Why were you going to give up mahi-mahi even if it was dolphin?
Octopus, because dolphins are clever and intelligent. And I do try not to eat clever and intelligent mammals, really. I know that like everyone else I am a hypocrite in my meat-eating but for Og’s sake they are dolphins.
Go ahead and enjoy your dolphin (fish) in good conscience – and with some soy sauce, pepper, and lemon juice.
You’re too good for him 'Mika Course I love ya almost as much as I do my Louis Vuitton luggage so I think everybody’s too good for you, so what do I know.
I say, next time y’all go out together, ask the waiter if the Mahi Mahi is really, really fresh dolphin, cause that’s the only way you like your dolphin.
Or, take him out to the marina and tell him you want him to pick you out a really good lookin’ dolphin cause you’re craving some good dolphin meat!
Then again, tell him you’ve become vegan, so no more tube steak for you!

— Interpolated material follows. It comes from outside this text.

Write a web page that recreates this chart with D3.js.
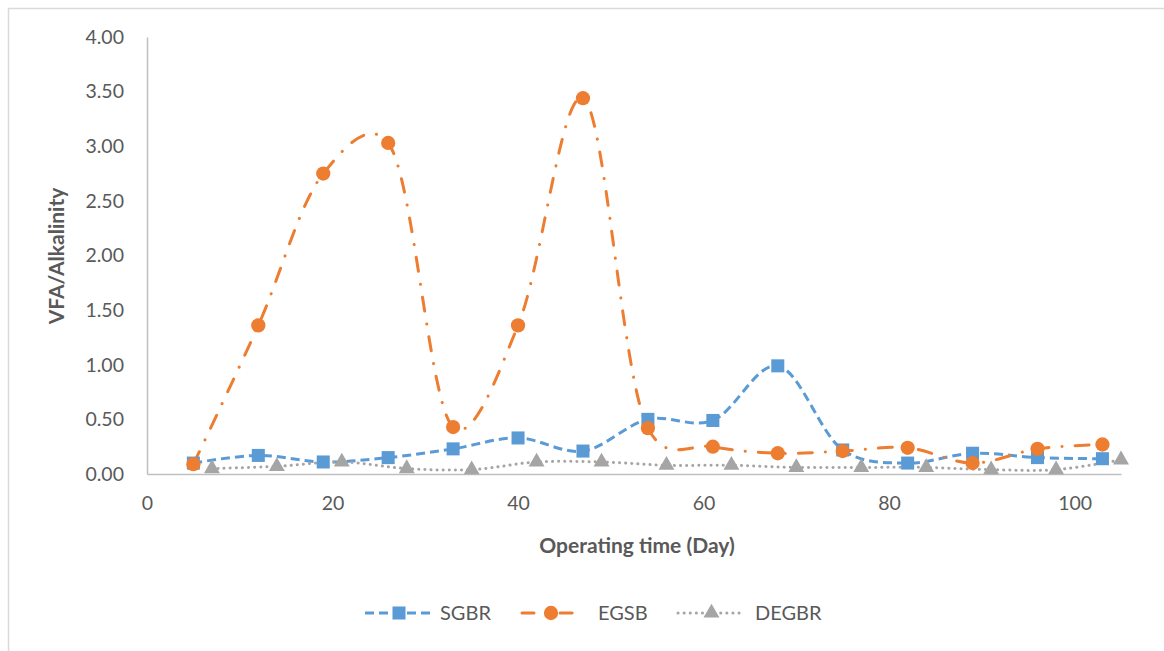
<!DOCTYPE html>
<html>
<head>
<meta charset="utf-8">
<script src="https://cdn.jsdelivr.net/npm/d3@7"></script>
<style>
  html, body { margin: 0; padding: 0; background: #fff; }
  svg { display: block; }
  text { font-family: Lato, "Open Sans", sans-serif; fill: #595959; }
</style>
</head>
<body>
<svg id="chart" width="1164" height="651"></svg>
<script>
// Sampling days for the two reactor groups
const daysA = [5, 12, 19, 26, 33, 40, 47, 54, 61, 68, 75, 82, 89, 96, 103];
const daysB = [7, 14, 21, 28, 35, 42, 49, 56, 63, 70, 77, 84, 91, 98, 105];

// VFA/Alkalinity ratios per reactor
const sgbr  = [0.10, 0.17, 0.11, 0.15, 0.23, 0.33, 0.21, 0.50, 0.49, 0.99, 0.22, 0.10, 0.19, 0.15, 0.14];
const egsb  = [0.09, 1.36, 2.75, 3.03, 0.43, 1.36, 3.44, 0.42, 0.25, 0.19, 0.21, 0.24, 0.10, 0.23, 0.27];
const degbr = [0.05, 0.07, 0.11, 0.05, 0.04, 0.11, 0.11, 0.08, 0.08, 0.06, 0.06, 0.06, 0.04, 0.04, 0.13];

const xTicks = [0, 20, 40, 60, 80, 100];
const yTicks = [0, 0.5, 1, 1.5, 2, 2.5, 3, 3.5, 4];

const svg = d3.select("#chart");

// outer chart frame
svg.append("rect")
  .attr("x", 8.5).attr("y", 8.5)
  .attr("width", 1170).attr("height", 660)
  .attr("fill", "none").attr("stroke", "#D9D9D9").attr("stroke-width", 1.5);

const x = d3.scaleLinear().domain([0, 105]).range([147, 1121]);
const y = d3.scaleLinear().domain([0, 4]).range([474, 37]);

// axes
const xAxis = svg.append("g").attr("transform", `translate(0,${y(0)})`)
  .call(d3.axisBottom(x).tickValues(xTicks).tickSize(0).tickPadding(22).tickFormat(d3.format("d")));
const yAxis = svg.append("g").attr("transform", `translate(${x(0)},0)`)
  .call(d3.axisLeft(y).tickValues(yTicks).tickSize(0).tickPadding(23).tickFormat(d3.format(".2f")));
[xAxis, yAxis].forEach(g => {
  g.select(".domain").attr("stroke", "#BFBFBF").attr("stroke-width", 1.5);
  g.selectAll("text").style("font-size", "19.5px").attr("fill", "#595959");
});

// axis titles
svg.append("text")
  .attr("x", 637).attr("y", 553)
  .attr("text-anchor", "middle")
  .style("font-size", "21px").style("font-weight", "bold")
  .text("Operating time (Day)");
svg.append("text")
  .attr("transform", "translate(64,256) rotate(-90)")
  .attr("text-anchor", "middle")
  .style("font-size", "21px").style("font-weight", "bold")
  .text("VFA/Alkalinity");

const series = [
  { name: "SGBR",  days: daysA, vals: sgbr,  color: "#5B9BD5", dash: "9 5",          cap: "butt",  marker: "square" },
  { name: "EGSB",  days: daysA, vals: egsb,  color: "#ED7D31", dash: "14 13 0.1 13", cap: "round", marker: "circle" },
  { name: "DEGBR", days: daysB, vals: degbr, color: "#A5A5A5", dash: "0.1 6",        cap: "round", marker: "triangle" }
];

// smoothed lines; a mild Catmull-Rom alpha keeps overshoot small next to short segments
const line = d3.line()
  .x(d => x(d[0])).y(d => y(d[1]))
  .curve(d3.curveCatmullRom.alpha(0.2));

const symbolFor = {
  square: d3.symbol().type(d3.symbolSquare).size(170),
  circle: d3.symbol().type(d3.symbolCircle).size(160),
  triangle: d3.symbol().type(d3.symbolTriangle).size(110)
};

// lines first, then markers on top
series.forEach(s => {
  const pts = s.days.map((d, i) => [d, s.vals[i]]);
  svg.append("path")
    .datum(pts)
    .attr("d", line)
    .attr("fill", "none")
    .attr("stroke", s.color)
    .attr("stroke-width", 3)
    .attr("stroke-dasharray", s.dash)
    .attr("stroke-linecap", s.cap);
});
series.forEach(s => {
  const pts = s.days.map((d, i) => [d, s.vals[i]]);
  svg.append("g").selectAll("path")
    .data(pts).join("path")
    .attr("transform", d => `translate(${x(d[0])},${y(d[1])})`)
    .attr("d", symbolFor[s.marker])
    .attr("fill", s.color);
});

// legend
const legendItems = [
  { s: series[0], x0: 365, x1: 433, tx: 440 },
  { s: series[1], x0: 522, x1: 580, tx: 598 },
  { s: series[2], x0: 678, x1: 745, tx: 755 }
];
const ly = 613;
legendItems.forEach(it => {
  const g = svg.append("g");
  g.append("line")
    .attr("x1", it.x0).attr("x2", it.x1).attr("y1", ly).attr("y2", ly)
    .attr("stroke", it.s.color).attr("stroke-width", 3)
    .attr("stroke-dasharray", it.s.name === "EGSB" ? "12 13 0.1 13" : it.s.dash)
    .attr("stroke-linecap", it.s.cap);
  g.append("path")
    .attr("transform", `translate(${(it.x0 + it.x1) / 2},${ly})`)
    .attr("d", symbolFor[it.s.marker])
    .attr("fill", it.s.color);
  g.append("text")
    .attr("x", it.tx).attr("y", ly)
    .attr("dy", "0.35em")
    .style("font-size", "20px")
    .text(it.s.name);
});
</script>
</body>
</html>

Or, just slap him upside the head and tell him you are a doper, and thus waaaaaay too smart already. I like this idea the best.
Awwww, thanks! I love you too, swampy!
I tried this but he pointed out - truthfully - that I would regret that as much as him.
I like this one, too. Here goes!
So, did ya give him a real good :smack: ?
Did you ever see the Fish-Slapping Dance? Do that.
Read The Scrivener’s link.
Feed him spaghetti squash in stead of pasta one night. This only works if he freaks at the thought of squash.
Curious thing is, mahi is the Persian word for fish. So in Persian mahi mahi means something like ‘the fish of the fish’.
No, that should work for anyone. Spaghetti squash is OK in its own right, but a substitute for pasta it is not.